Architects were historians

Once upon a time, the science of determining the strength of a building didn’t exist. Architects didn’t push boundaries much unless they were asked to by a king or some other wealthy merchant. As a result, Architects of the past all study the great works like the Pantheon, the Parthenon, and the Coliseum. There are others too, those are just what we are familiar with.

Flash forward to 1889 and the completion of the Eiffel tower, the first wide scale use of highly scientific structural engineering principles, and from that day forward, architecture was changed forever. Architecture was no longer about know what came previously because that didn’t matter. Predicting the behavior of an entirely new design was possible. History didn’t hold us down, and the pace of change accelerated far beyond the rate it changed at in the millenia before.

Taller buildings.

Bigger domes.

More open spans.

Curved shapes.

All of this enabled through understanding.

The Architect was released from his shackles and transformed deeper into artistry and further from historian.

This is how many industries function.

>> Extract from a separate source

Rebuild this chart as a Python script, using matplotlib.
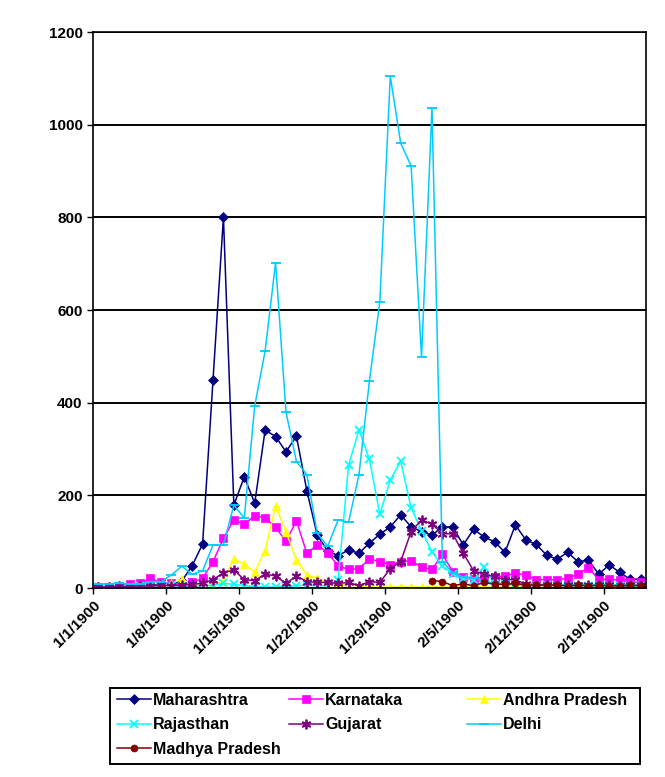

Complex. Full of applications, but lacking in a depth of understanding. Then, little by little, discoveries are made. Until one day there is an analytical science in the field. After that, we’re no longer bound by the empiricisms of the past. The future is unbounded from the past.

This is happening all around us today in so many fields. Keep vigilant because if you are a historian when the world is looking for artists, you’re not going to like what happens next.